**Task instructions:** Return nothing but the lines from the one with "Give me the matplotlib source for this chart." through the one with "plt.rcParams['mathtext.fontset'] = 'dejavusans'" in the data below, word for word and without pictures.

+===+

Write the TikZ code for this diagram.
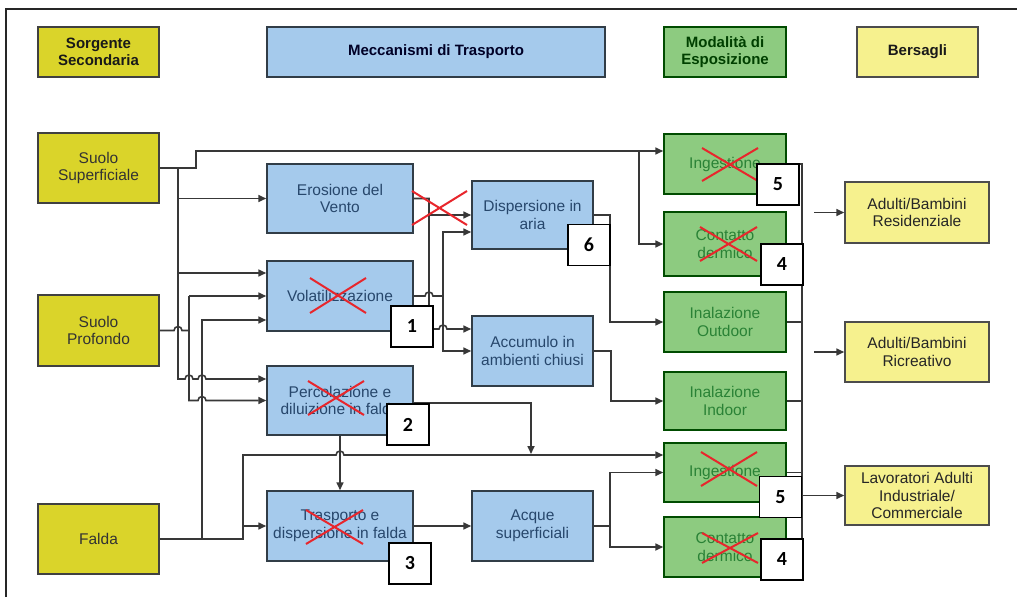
\documentclass[tikz,border=0pt]{standalone}
\usepackage{fontspec}
\setmainfont{Liberation Sans}
\newfontfamily\numfont{Carlito}
\usetikzlibrary{arrows.meta,calc}
\definecolor{srcY}{HTML}{DAD42A}
\definecolor{blueB}{HTML}{A5CAEC}
\definecolor{greenB}{HTML}{8DCB80}
\definecolor{tgtY}{HTML}{F6F18E}
\definecolor{lineC}{HTML}{383838}
\definecolor{txtBlue}{HTML}{27476C}
\definecolor{txtGreen}{HTML}{2A8236}
\definecolor{crossR}{HTML}{E8262C}
\begin{document}
\begin{tikzpicture}[x=1pt,y=-1pt,
  base/.style={draw, line width=1.5pt, align=center, inner sep=0pt, font=\fontsize{15.5}{17.7}\selectfont},
  src/.style={base, fill=srcY, draw=black!75, text=black!80},
  mech/.style={base, fill=blueB, draw=blueB!30!black, text=txtBlue},
  expo/.style={base, fill=greenB, draw=green!30!black, text=txtGreen},
  tgt/.style={base, fill=tgtY, draw=black!70, text=black!85},
  hdr/.style={font=\bfseries\fontsize{15}{17}\selectfont},
  num/.style={draw=black, fill=white, line width=1.3pt, minimum width=42pt, minimum height=41pt, inner sep=0pt, font=\numfont\bfseries\fontsize{20}{22}\selectfont},
  conn/.style={draw=lineC, line width=1.6pt},
  arr/.style={conn, -{Triangle[length=8pt,width=7pt]}},
  cross/.style={draw=crossR, line width=2pt},
  sz/.style 2 args={minimum width=#1pt, minimum height=#2pt}
]
\useasboundingbox (0,0) rectangle (1017,597);
\fill[white] (0,0) rectangle (1017,597);
\draw[line width=1.8pt, black!85] (6,597) -- (6,9) -- (1017,9);

% headers
\node[src,hdr,sz={121}{50},text=black!90] (hss) at (98.5,52) {Sorgente\\Secondaria};
\node[mech,hdr,sz={338}{50},text=black!85!blue] (hmt) at (436,52) {Meccanismi di Trasporto};
\node[expo,hdr,sz={122}{50},text=green!25!black] (hme) at (725,52) {Modalità di\\Esposizione};
\node[tgt,hdr,sz={121}{50},text=black!90] (hbe) at (917.5,52) {Bersagli};

% sources
\node[src,sz={121}{70}] (ss) at (98.5,168) {Suolo\\Superficiale};
\node[src,sz={121}{71}] (sp) at (98.5,330.5) {Suolo\\Profondo};
\node[src,sz={121}{70}] (fa) at (98.5,539) {Falda};

% transport mechanisms
\node[mech,sz={146}{69}] (er) at (340,198.5) {Erosione del\\Vento};
\node[mech,sz={146}{70}] (vo) at (340,296) {Volatilizzazione};
\node[mech,sz={146}{69}] (pe) at (340,400.5) {Percolazione e\\diluizione in falda};
\node[mech,sz={146}{70}] (tr) at (340,526) {Trasporto e\\dispersione in falda};
\node[mech,sz={121}{68}] (di) at (532.5,215) {Dispersione in\\aria};
\node[mech,sz={121}{70}] (ac) at (532.5,351) {Accumulo in\\ambienti chiusi};
\node[mech,sz={121}{70}] (aq) at (532.5,526) {Acque\\superficiali};

% exposure
\node[expo,sz={122}{60}] (g1) at (725,164) {Ingestione};
\node[expo,sz={122}{64}] (g2) at (725,244) {Contatto\\dermico};
\node[expo,sz={122}{60}] (g3) at (725,322) {Inalazione\\Outdoor};
\node[expo,sz={122}{58}] (g4) at (725,401) {Inalazione\\Indoor};
\node[expo,sz={122}{59}] (g5) at (725,472.5) {Ingestione};
\node[expo,sz={122}{60}] (g6) at (725,547) {Contatto\\dermico};

% targets
\node[tgt,sz={144}{61}] (t1) at (917,212.5) {Adulti/Bambini\\Residenziale};
\node[tgt,sz={144}{60}] (t2) at (917,352) {Adulti/Bambini\\Ricreativo};
\node[tgt,sz={144}{59}] (t3) at (917,495.5) {Lavoratori Adulti\\Industriale/\\Commerciale};

% connectors from sources
\coordinate (j1) at (639,151);
\draw[arr] (ss.east) -- (196,168) -- (196,151) -- ([yshift=13pt]g1.west);
\draw[arr] (j1) |- (g2.west);
\coordinate (b1) at (178,168);
\draw[arr] (b1) -- (178,379) -- (185,379) arc[start angle=180,end angle=360,radius=4] -- (198,379) arc[start angle=180,end angle=360,radius=4] -- ([yshift=21.5pt]pe.west);
\draw[arr] (178,198.5) -- (er.west);
\draw[arr] (178,273) -- ([yshift=23pt]vo.west);

\draw[conn] (sp.east) -- (174,330.5) arc[start angle=180,end angle=360,radius=4] -- (189,330.5);
\draw[arr] (189,296) -- (189,400.5) -- (198,400.5) arc[start angle=180,end angle=360,radius=4] -- (pe.west);
\draw[arr] (189,296) -- (vo.west);

\draw[arr] (fa.east) -- (243,539) -- (243,455) -- (336,455) arc[start angle=180,end angle=360,radius=4] -- ([yshift=17.5pt]g5.west);
\draw[arr] (243,526) -- (tr.west);
\draw[arr] (202,539) -- (202,320) -- ([yshift=-24pt]vo.west);

% transport connectors
\draw[arr] (pe.south) -- (tr.north);
\draw[arr] ([yshift=-2.5pt]pe.east) -- (531,403) -- (531,454);
\draw[arr] (tr.east) -- (aq.west);
\draw[conn] (aq.east) -- (610,526);
\draw[arr] (610,526) |- (g5.west);
\draw[arr] (610,526) |- (g6.west);

\draw[arr] (er.east) -- (429,198.5) -- (429,329) -- (439,329) arc[start angle=180,end angle=360,radius=4] -- ([yshift=22pt]ac.west);
\draw[arr] (429,215) -- (di.west);
\draw[conn] (vo.east) -- (425,296) arc[start angle=180,end angle=360,radius=4] -- (443,296);
\draw[arr] (443,296) |- ([yshift=-17pt]di.west);
\draw[arr] (443,296) |- (ac.west);

\draw[arr] (di.east) -- (610,215) |- (g3.west);
\draw[arr] (ac.east) -- (611,351) |- (g4.west);

% exposure bus to targets
\draw[conn] (802,164) -- (802,547);
\foreach \g in {g1,g2,g3,g4,g5,g6} {\draw[conn] (\g.east) -- ++(16,0);}
\draw[arr] (802,495.5) -- (t3.west);
\draw[arr] (814,212.5) -- (t1.west);
\draw[arr] (814,352) -- (t2.west);

% red crosses
\draw[cross] (412,191) -- (467,225) (412,225) -- (467,191);
\draw[cross] (310,278) -- (366,313) (310,313) -- (366,278);
\draw[cross] (308,381) -- (364,415) (308,415) -- (364,381);
\draw[cross] (306,510) -- (363,544) (306,544) -- (363,510);
\draw[cross] (702,148) -- (758,181) (702,181) -- (758,148);
\draw[cross] (700,227) -- (757,261) (700,261) -- (757,227);
\draw[cross] (701,452) -- (757,486) (701,486) -- (757,452);
\draw[cross] (702,533) -- (758,563) (702,563) -- (758,533);

% number boxes
\node[num] (n5a) at (778,184.5) {5};
\node[num] (n4a) at (782,264.5) {4};
\node[num] (n6) at (589,245) {6};
\node[num] (n1) at (412,326.5) {1};
\node[num] (n2) at (408,424.5) {2};
\node[num] (n3) at (410,563.5) {3};
\node[num] (n5b) at (780.5,497) {5};
\node[num] (n4b) at (782,559.5) {4};
\end{tikzpicture}
\end{document}
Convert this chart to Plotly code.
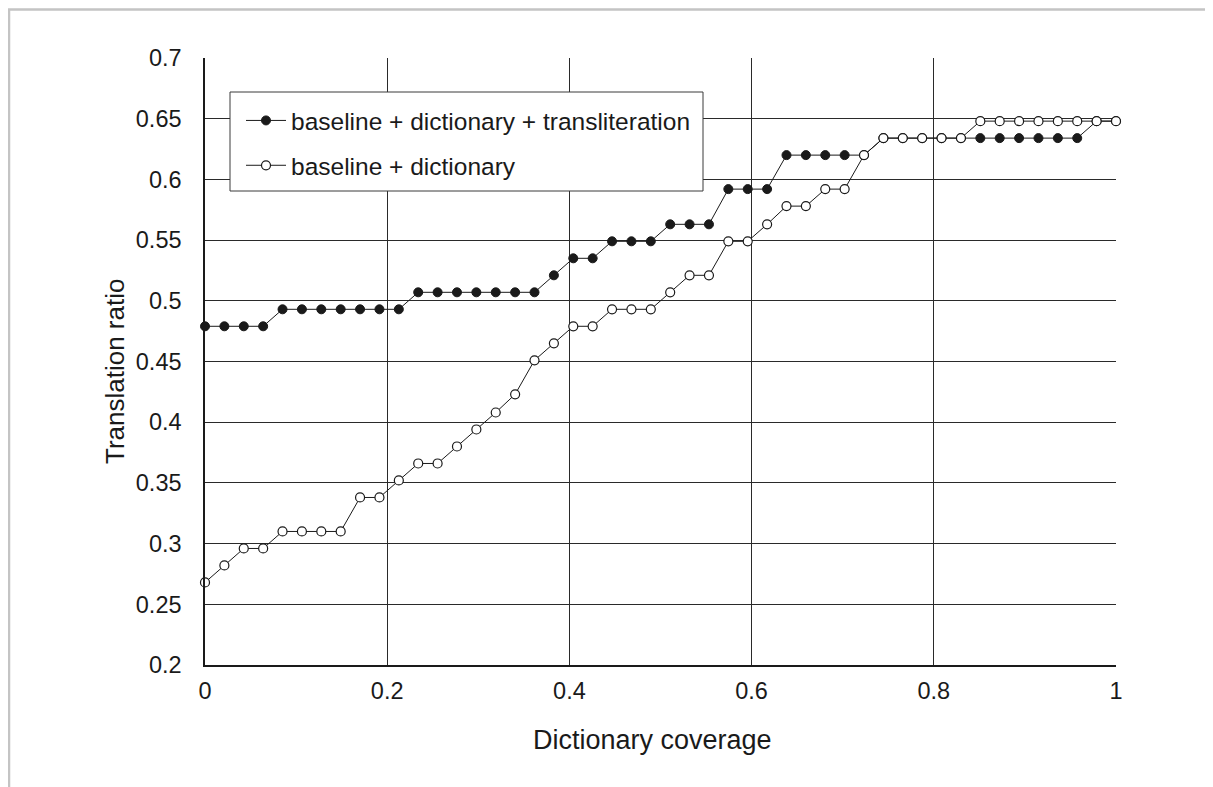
import plotly.graph_objects as go

# Dictionary coverage (48 evenly spaced steps from 0 to 1)
n_points = 48
coverage = [i / (n_points - 1) for i in range(n_points)]

# baseline + dictionary + transliteration (filled markers)
with_translit = [
    0.479, 0.479, 0.479, 0.479,
    0.493, 0.493, 0.493, 0.493, 0.493, 0.493, 0.493,
    0.507, 0.507, 0.507, 0.507, 0.507, 0.507, 0.507,
    0.521,
    0.535, 0.535,
    0.549, 0.549, 0.549,
    0.563, 0.563, 0.563,
    0.592, 0.592, 0.592,
    0.620, 0.620, 0.620, 0.620, 0.620,
    0.634, 0.634, 0.634, 0.634, 0.634, 0.634, 0.634, 0.634, 0.634, 0.634, 0.634,
    0.648, 0.648,
]

# baseline + dictionary (open markers)
dict_only = [
    0.268, 0.282, 0.296, 0.296,
    0.310, 0.310, 0.310, 0.310,
    0.338, 0.338, 0.352, 0.366, 0.366, 0.380, 0.394, 0.408,
    0.423, 0.451, 0.465, 0.479, 0.479,
    0.493, 0.493, 0.493, 0.507, 0.521, 0.521,
    0.549, 0.549, 0.563, 0.578, 0.578, 0.592, 0.592,
    0.620,
    0.634, 0.634, 0.634, 0.634, 0.634,
    0.648, 0.648, 0.648, 0.648, 0.648, 0.648, 0.648, 0.648,
]

series_names = ["baseline + dictionary + transliteration", "baseline + dictionary"]
x_ticks = [0, 0.2, 0.4, 0.6, 0.8, 1]
x_tick_text = ["0", "0.2", "0.4", "0.6", "0.8", "1"]
y_ticks = [0.2, 0.25, 0.3, 0.35, 0.4, 0.45, 0.5, 0.55, 0.6, 0.65, 0.7]
y_tick_text = ["0.2", "0.25", "0.3", "0.35", "0.4", "0.45", "0.5", "0.55", "0.6", "0.65", "0.7"]
x_title = "Dictionary coverage"
y_title = "Translation ratio"

FONT = "Liberation Sans, Arial, sans-serif"
INK = "#1a1a1a"

fig = go.Figure()
fig.add_trace(go.Scatter(
    x=coverage, y=with_translit, name=series_names[0], legendgroup="a",
    mode="lines+markers",
    line=dict(color=INK, width=1),
    marker=dict(symbol="circle", size=9, color=INK, line=dict(color=INK, width=1)),
    cliponaxis=False,
))
fig.add_trace(go.Scatter(
    x=coverage, y=dict_only, name=series_names[1], legendgroup="b",
    mode="lines+markers",
    line=dict(color=INK, width=1),
    marker=dict(symbol="circle", size=9, color="white", line=dict(color=INK, width=1.2)),
    cliponaxis=False,
))

# page has an 8px body margin; figure coordinates = page coordinates - 8
OFF = 8
W, H = 1205, 779
L, T = 205 - OFF, 58 - OFF
R = W - (1116 - OFF)
B = H - (665 - OFF)
pw, ph = W - L - R, H - T - B

def px_x(p):
    return (p - OFF - L) / pw

def px_y(p):
    return (H - B - (p - OFF)) / ph

fig.update_layout(
    width=W, height=H,
    margin=dict(l=L, r=R, t=T, b=B),
    paper_bgcolor="white", plot_bgcolor="white",
    font=dict(family=FONT, color=INK),
    showlegend=True,
    legend=dict(
        x=px_x(241), y=px_y(98), xanchor="left", yanchor="top",
        bgcolor="rgba(0,0,0,0)", borderwidth=0,
        font=dict(family=FONT, size=24.5, color=INK),
        tracegroupgap=10,
        itemwidth=40,
    ),
    xaxis=dict(
        range=[0, 1], tickvals=x_ticks, ticktext=x_tick_text,
        showgrid=True, gridcolor="#2a2a2a", gridwidth=1,
        showline=True, linecolor=INK, linewidth=1.5,
        zeroline=False, ticks="", ticklabelstandoff=4,
        tickfont=dict(family=FONT, size=23.5, color=INK),
    ),
    yaxis=dict(
        range=[0.2, 0.7], tickvals=y_ticks, ticktext=y_tick_text,
        showgrid=True, gridcolor="#2a2a2a", gridwidth=1,
        showline=True, linecolor=INK, linewidth=1.5,
        zeroline=False, ticks="", ticklabelstandoff=17,
        tickfont=dict(family=FONT, size=23.5, color=INK),
    ),
    annotations=[
        dict(text=x_title, xref="paper", yref="paper", x=px_x(652), y=px_y(740),
             xanchor="center", yanchor="middle", showarrow=False,
             font=dict(family=FONT, size=27, color=INK)),
        dict(text=y_title, xref="paper", yref="paper", x=px_x(115), y=px_y(372),
             xanchor="center", yanchor="middle", showarrow=False, textangle=-90,
             font=dict(family=FONT, size=26, color=INK)),
    ],
    shapes=[
        # legend box (covers grid lines, sits under the legend)
        dict(type="rect", xref="paper", yref="paper",
             x0=px_x(230), x1=px_x(703), y0=px_y(191), y1=px_y(92),
             fillcolor="white", line=dict(color="#3a3a3a", width=1), layer="above"),
        # light frame around the picture
        dict(type="path", xref="paper", yref="paper",
             path=f"M {px_x(9)},{px_y(800)} L {px_x(9)},{px_y(9.5)} L {px_x(1230)},{px_y(9.5)}",
             line=dict(color="#c4c4c4", width=2.5), layer="above"),
    ],
)

fig.write_html("out.html")
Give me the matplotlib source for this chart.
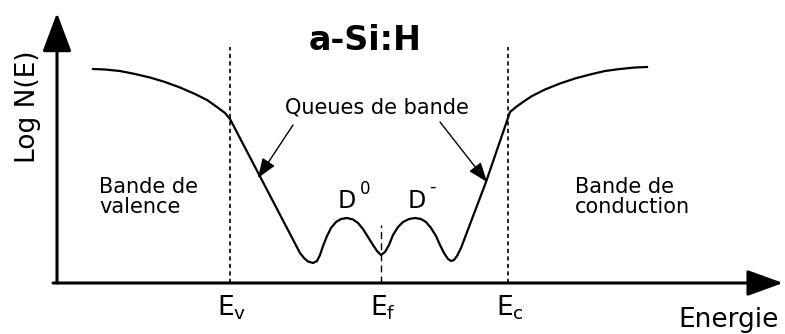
import matplotlib
matplotlib.use("Agg")
import matplotlib.pyplot as plt
from matplotlib.patches import ArrowStyle

plt.rcParams['font.family'] = ['DejaVu Sans']
plt.rcParams['mathtext.fontset'] = 'dejavusans'

# Density of states curve (energy, log N(E)) in arbitrary units
energy = [36, 48, 63, 78, 93, 108, 123, 138, 150, 160, 168, 173,
          243, 247, 251, 256, 260, 263, 266, 270, 274, 279, 284, 290,
          296, 301, 306, 311, 316, 320, 324, 328, 332, 336, 341, 346,
          352, 358, 364, 369, 374, 379, 383, 387, 391, 394, 397, 400,
          404, 429, 453, 459, 466, 475, 488, 503, 518, 533, 548, 563,
          578, 590]
log_n = [214, 213.5, 212, 209, 205.5, 201, 195.5, 189, 183, 176, 170, 164,
         30, 25, 21.5, 20, 22, 28, 37, 47, 55, 61, 64, 65,
         63.5, 60, 54, 46, 38, 32, 28, 31, 38, 48, 56, 61,
         64, 65, 64, 61, 55, 47, 38, 30, 24, 22, 23, 27,
         35, 101, 171, 176, 181, 187, 193.5, 199.5, 204.5, 208.5, 212, 214,
         215.5, 216]

# Characteristic energies
level_names = ['E$_\\mathregular{v}$', 'E$_\\mathregular{f}$', 'E$_\\mathregular{c}$']
level_pos = [173, 324, 451]
band_edge_top = 236
fermi_top = 58

x_axis_end = 726
y_axis_end = 270

fig = plt.figure(figsize=(7.85, 3.34), dpi=100)
ax = fig.add_axes([0, 0, 1, 1])
ax.set_xlim(-57, 728)
ax.set_ylim(-51, 283)
ax.axis('off')

# axes arrows
ax.annotate('', xy=(0, y_axis_end), xytext=(0, 0),
            arrowprops=dict(arrowstyle=ArrowStyle('-|>', head_length=24, head_width=9),
                            lw=2.2, color='black', shrinkA=0, shrinkB=0,
                            mutation_scale=1))
ax.annotate('', xy=(x_axis_end, 0), xytext=(-4, 0),
            arrowprops=dict(arrowstyle=ArrowStyle('-|>', head_length=22, head_width=8),
                            lw=2.2, color='black', shrinkA=0, shrinkB=0,
                            mutation_scale=1))

# curve
ax.plot(energy, log_n, color='black', lw=1.6, solid_joinstyle='round')

# band edge lines
ax.plot([level_pos[0]] * 2, [0, band_edge_top], color='black', lw=1.2,
        dashes=(2.5, 2))
ax.plot([level_pos[2]] * 2, [0, band_edge_top], color='black', lw=1.2,
        dashes=(2.5, 2))
ax.plot([level_pos[1]] * 2, [0, fermi_top], color='black', lw=1.0,
        dashes=(5, 3))

for name, pos in zip(level_names, level_pos):
    ax.text(pos + 2, -32, name, fontsize=19, ha='center', va='baseline')

# labels
ax.text(308, 242, 'a-Si:H', fontsize=24, fontweight='bold', ha='center',
        va='center')
ax.text(320, 170, 'Queues de bande', fontsize=15, ha='center', va='baseline')
ax.text(42, 86, 'Bande de\nvalence', fontsize=15, ha='left', va='center',
        linespacing=0.95)
ax.text(518, 86, 'Bande de\nconduction', fontsize=15, ha='left', va='center',
        linespacing=0.95)
ax.text(290, 75, 'D', fontsize=17, ha='center', va='baseline')
ax.text(308, 89, '0', fontsize=12, ha='center', va='baseline')
ax.text(360, 75, 'D', fontsize=17, ha='center', va='baseline')
ax.text(375, 91, '-', fontsize=13, ha='center', va='baseline')
ax.text(672, -44, 'Energie', fontsize=19, ha='center', va='baseline')
ax.text(-29, 176, 'Log N(E)', fontsize=19, rotation=90, ha='center', va='center')

# arrows to band tails
tail_style = ArrowStyle('-|>', head_length=12, head_width=4.5)
ax.annotate('', xy=(201, 105), xytext=(236, 158),
            arrowprops=dict(arrowstyle=tail_style, lw=1.0, color='black',
                            shrinkA=0, shrinkB=0, mutation_scale=1))
ax.annotate('', xy=(430, 101), xytext=(383, 161),
            arrowprops=dict(arrowstyle=tail_style, lw=1.0, color='black',
                            shrinkA=0, shrinkB=0, mutation_scale=1))

fig.savefig('out.png', dpi=100)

+===+

**Completed task:**
Give me the matplotlib source for this chart.
import matplotlib
matplotlib.use("Agg")
import matplotlib.pyplot as plt
from matplotlib.patches import ArrowStyle

plt.rcParams['font.family'] = ['DejaVu Sans']
plt.rcParams['mathtext.fontset'] = 'dejavusans'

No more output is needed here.